Steve Jobs Commencement Address
Steve Jobs commencement address at Stanford University, June 2005.
By Andy Germak, MBA, MSW
I recently watched the movie Jobs, which describes the career of Steve Jobs, technology entrepreneur and founder of Apple. What strikes me most about Jobs is that he never wavered in the pursuit of his goals, despite various setbacks that he experienced during his life and career. Essentially, Jobs dedicated his entire working life to changing the way people manage their affairs through the use of technology. Even after his death, the company he founded continues to endure.
Let us think for a moment what the world would be like if Jobs had been a social worker instead of a technology entrepreneur. Would hundreds of millions of people now have access to necessary social services? Would social services be as ubiquitous as the iPhone? It is interesting to think about what could happen if more social workers were to follow the entrepreneurial path of Steve Jobs. But to do this, in my view, we need to change the way we do business.
Many people who choose social work as a career path do not often share the entrepreneurial instincts of Steve Jobs. I suggest that we, as social workers, can learn from the following key areas that Jobs seemed to understand very well. If more of us can execute in these areas, social workers, too, will be able to make a dent in the universe of social welfare just like Steve Jobs famously set out to do in the field of technology.
First, having a steadfast vision for one’s work is essential. Think about what issues keep us awake at night and how we can orient all of our activity toward resolving these issues. Jobs did just that and, subsequently, he developed a very clear vision of how he wanted to change the world, and this vision was consistent throughout his career. The good news for social workers is that many are dedicated to an overall vision of social and community impact. My suggestion is to try to focus this vision so that it is clear both to the social worker and to the outside world. This consistency will not only help enhance our capacity to solve specific social problems but also help funders and investors understand what it is that we want to achieve, which will attract more investment to our field.
Second, innovation was a hallmark of Steve Jobs’ career. He never stopped inventing new products, designs, and services. In fact, he prided himself on creating products and services that people didn’t even know they needed or wanted. Social workers by nature are very creative; we usually find inventive ways to provide services amid constrained resources. The key point here is for us to take this a step further and strive to create new ways of providing social work services that disrupt the status quo and make service delivery more efficient and effective. Social work as an industry can and should be just as innovative as the technology industry.
Third, Steve Jobs also possessed tenacity, which is defined as the persistence to pursue something despite many obstacles. For example, even when Apple’s board of directors decided to fire Jobs as CEO during a downturn in the company’s history, he continued to pursue his vision through various side projects. Like Jobs, social workers frequently experience many setbacks along their career paths. It is important to stay the course and keep the long-term social impact goals in mind. Tenacity is a key attribute of a successful entrepreneur, and it can also be a helpful quality for social workers to develop.

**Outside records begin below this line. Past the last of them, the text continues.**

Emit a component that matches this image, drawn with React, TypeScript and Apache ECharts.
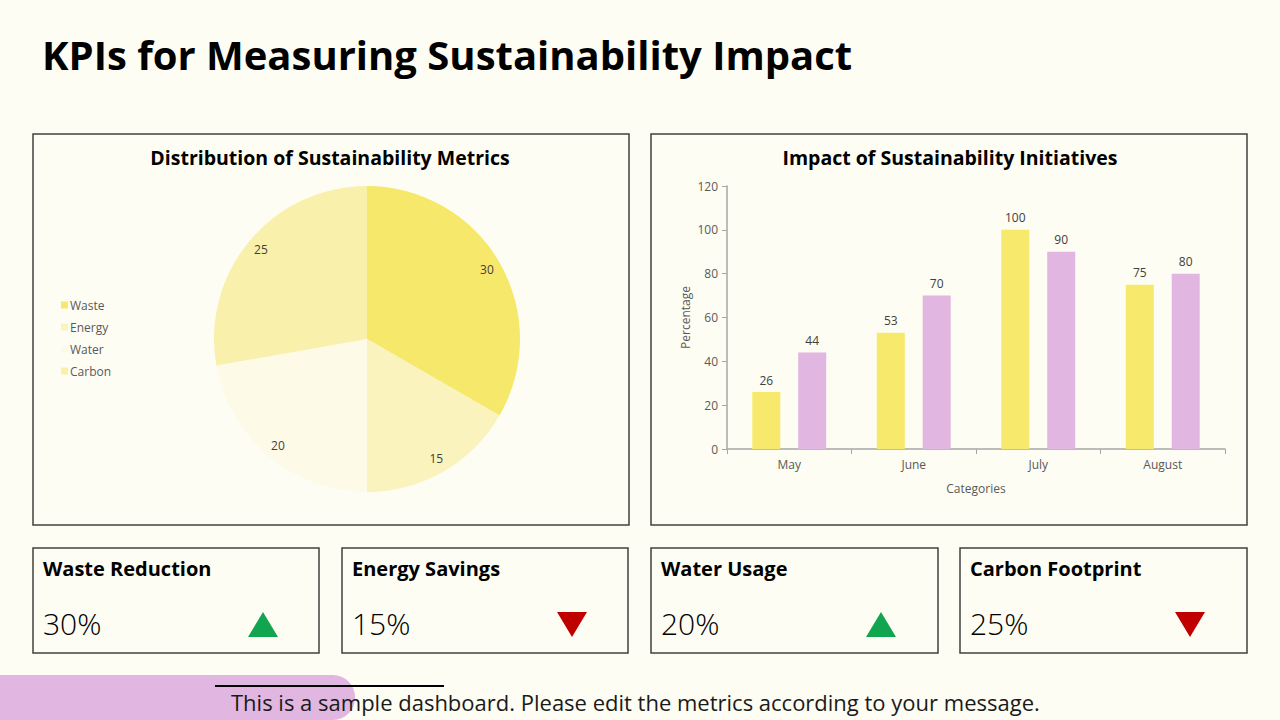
import React, { useEffect, useRef } from "react";
import * as echarts from "echarts";

// Pie: share of each sustainability metric
const metricNames = ["Waste", "Energy", "Water", "Carbon"];
const metricValues = [30, 15, 20, 25];
const metricColors = ["#F6E86A", "#FAF3BE", "#FEFAE8", "#F9F0AC"];

// Bars: monthly impact of initiatives
const months = ["May", "June", "July", "August"];
const seriesA = [26, 53, 100, 75];
const seriesB = [44, 70, 90, 80];

// KPI cards
const kpiTitles = ["Waste Reduction", "Energy Savings", "Water Usage", "Carbon Footprint"];
const kpiValues = ["30%", "15%", "20%", "25%"];
const kpiTrendUp = [true, false, true, false];

const FONT = "'Open Sans', sans-serif";
const BG = "#FDFDF3";
const BORDER = "#404040";

export default function App() {
  const ref = useRef<HTMLDivElement>(null);

  useEffect(() => {
    document.body.style.margin = "0";
    document.body.style.background = BG;
    const chart = echarts.init(ref.current!, undefined, { renderer: "svg" });

    const cardX = [33, 342, 651, 960];
    const cardW = [286, 286, 287, 287];
    const graphics: any[] = [
      // page title
      {
        type: "text",
        x: 42,
        y: 54,
        style: { text: "KPIs for Measuring Sustainability Impact", font: `bold 40px ${FONT}`, fill: "#000", verticalAlign: "middle" },
      },
      // chart panels
      { type: "rect", shape: { x: 33, y: 134, width: 596, height: 391 }, style: { fill: "none", stroke: BORDER, lineWidth: 1.5 } },
      { type: "rect", shape: { x: 651, y: 134, width: 596, height: 391 }, style: { fill: "none", stroke: BORDER, lineWidth: 1.5 } },
      {
        type: "text",
        x: 330,
        y: 157,
        style: { text: "Distribution of Sustainability Metrics", font: `bold 19.5px ${FONT}`, fill: "#000", align: "center", verticalAlign: "middle" },
      },
      {
        type: "text",
        x: 950,
        y: 157,
        style: { text: "Impact of Sustainability Initiatives", font: `bold 19.5px ${FONT}`, fill: "#000", align: "center", verticalAlign: "middle" },
      },
      // footer band
      { type: "rect", shape: { x: -30, y: 675, width: 385, height: 45, r: [0, 22, 22, 0] }, style: { fill: "#E1B6E0" }, z: 0 },
      { type: "line", shape: { x1: 215, y1: 686, x2: 444, y2: 686 }, style: { stroke: "#000", lineWidth: 2 } },
      {
        type: "text",
        x: 231,
        y: 702,
        style: {
          text: "This is a sample dashboard. Please edit the metrics according to your message.",
          font: `22px ${FONT}`,
          fill: "#1a1a1a",
          verticalAlign: "middle",
        },
      },
    ];

    kpiTitles.forEach((t, i) => {
      const x = cardX[i];
      const cx = x + 230;
      graphics.push(
        { type: "rect", shape: { x, y: 548, width: cardW[i], height: 105 }, style: { fill: "none", stroke: BORDER, lineWidth: 1.5 } },
        { type: "text", x: x + 10, y: 568, style: { text: t, font: `bold 20px ${FONT}`, fill: "#000", verticalAlign: "middle" } },
        { type: "text", x: x + 10, y: 623, style: { text: kpiValues[i], font: `300 30px ${FONT}`, fill: "#000", verticalAlign: "middle" } },
        kpiTrendUp[i]
          ? { type: "polygon", shape: { points: [[cx - 15, 637], [cx + 15, 637], [cx, 612]] }, style: { fill: "#12A550" } }
          : { type: "polygon", shape: { points: [[cx - 15, 612], [cx + 15, 612], [cx, 637]] }, style: { fill: "#C00000" } }
      );
    });

    const pieData = metricNames.map((n, i) => ({ name: n, value: metricValues[i], itemStyle: { color: metricColors[i] } }));
    const axisGray = "#A6A6A6";
    const labelGray = "#595959";

    chart.setOption({
      animation: false,
      backgroundColor: BG,
      textStyle: { fontFamily: FONT },
      legend: {
        data: metricNames,
        orient: "vertical",
        left: 61,
        top: 298,
        padding: 0,
        itemWidth: 7,
        itemHeight: 7,
        itemGap: 8,
        icon: "rect",
        textStyle: { fontSize: 12, color: labelGray, fontFamily: FONT, padding: [0, 0, 0, -3], lineHeight: 14 },
      },
      grid: { left: 727, right: 55, top: 186, bottom: 271, containLabel: false },
      xAxis: {
        type: "category",
        data: months,
        axisLine: { lineStyle: { color: axisGray, width: 1.5 } },
        axisTick: { show: true, length: 5, lineStyle: { color: axisGray } },
        axisLabel: { color: labelGray, fontSize: 12, margin: 9, fontFamily: FONT },
        name: "Categories",
        nameLocation: "middle",
        nameGap: 33,
        nameTextStyle: { color: labelGray, fontSize: 12, fontFamily: FONT },
      },
      yAxis: {
        type: "value",
        min: 0,
        max: 120,
        interval: 20,
        splitLine: { show: false },
        axisLine: { show: true, lineStyle: { color: axisGray, width: 1.5 } },
        axisTick: { show: true, length: 5, lineStyle: { color: axisGray } },
        axisLabel: { color: labelGray, fontSize: 12, margin: 9, fontFamily: FONT },
        name: "Percentage",
        nameLocation: "middle",
        nameGap: 36,
        nameTextStyle: { color: labelGray, fontSize: 12, fontFamily: FONT },
      },
      series: [
        {
          type: "pie",
          center: [367, 339],
          radius: 153,
          startAngle: 90,
          clockwise: true,
          data: pieData,
          label: { show: false },
          labelLine: { show: false },
          emphasis: { disabled: true },
        },
        {
          // label ring placed near the rim
          type: "pie",
          center: [367, 339],
          radius: [118, 153],
          startAngle: 90,
          clockwise: true,
          silent: true,
          data: metricNames.map((n, i) => ({ name: n, value: metricValues[i] })),
          itemStyle: { color: "rgba(0,0,0,0)" },
          label: { show: true, position: "inside", color: "#404040", fontSize: 12, fontFamily: FONT, formatter: "{c}" },
          labelLine: { show: false },
          emphasis: { disabled: true },
        },
        {
          type: "bar",
          data: seriesA,
          barWidth: 28,
          barGap: "64%",
          itemStyle: { color: "#F7E96B" },
          label: { show: true, position: "top", color: "#404040", fontSize: 12, distance: 6, fontFamily: FONT },
        },
        {
          type: "bar",
          data: seriesB,
          barWidth: 28,
          itemStyle: { color: "#E1B6E0" },
          label: { show: true, position: "top", color: "#404040", fontSize: 12, distance: 6, fontFamily: FONT },
        },
      ],
      graphic: graphics,
    });

    return () => chart.dispose();
  }, []);

  return <div ref={ref} style={{ position: "fixed", left: 0, top: 0, width: 1280, height: 720 }} />;
}
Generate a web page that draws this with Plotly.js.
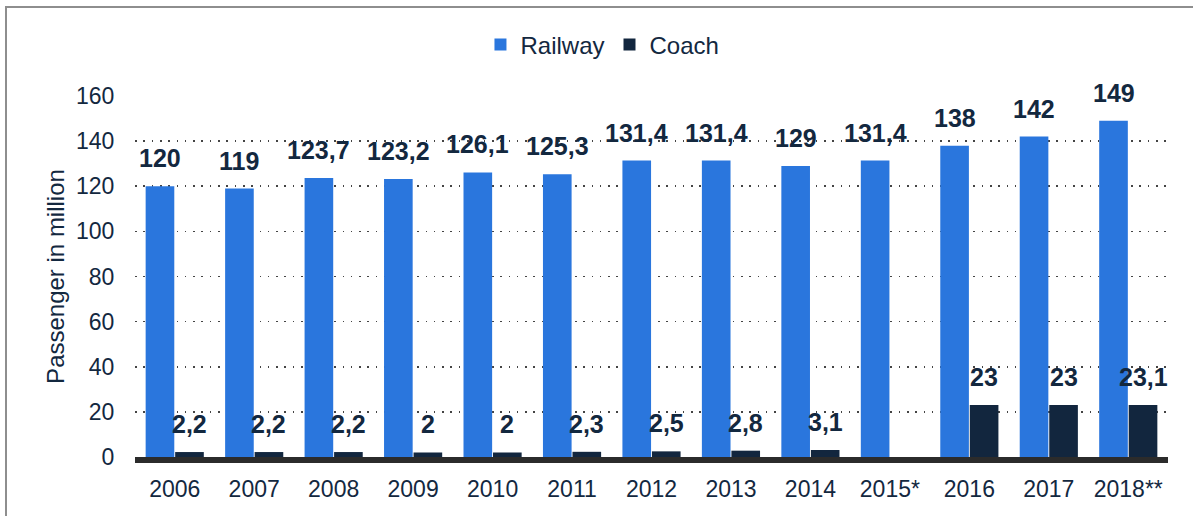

Finally, Jobs understood the idea of scale. He almost never pursued a new product idea thinking that it would only be offered in a small, local market. Instead, he thought big and wanted to provide new products on a mass scale. In fact, iPhones, iPads, and other Apple products have achieved such sufficient scale in recent years that Apple’s supply chain has at times not been able to keep up with the market demand, and there have been periodic delays in product delivery. While this type of delay problem is not ideal for social work, it would be ideal if social workers were to think more about scaling, replication, and providing effective services to a mass audience. This is how we will truly solve the world’s most pressing social problems.
Interestingly, all of the above concepts – vision, innovation, tenacity, and scale – apply as much to social work services as they do to Apple products and services. Indeed, in recent years, we have seen the rise of social entrepreneurs, and social enterprise is becoming increasingly popular in many parts of the world, but social workers are often not involved in such enterprising activity. In my view, social workers are very well-positioned to follow a similar path to that of Steve Jobs, but doing so often requires a new mindset. With a new mindset, it is possible that we might truly be able to solve some of the world’s most pressing social problems.
Andy Germak, MBA, MSW, is executive director of the Institute for Families and lecturer at Rutgers University School of Social Work in New Brunswick, NJ.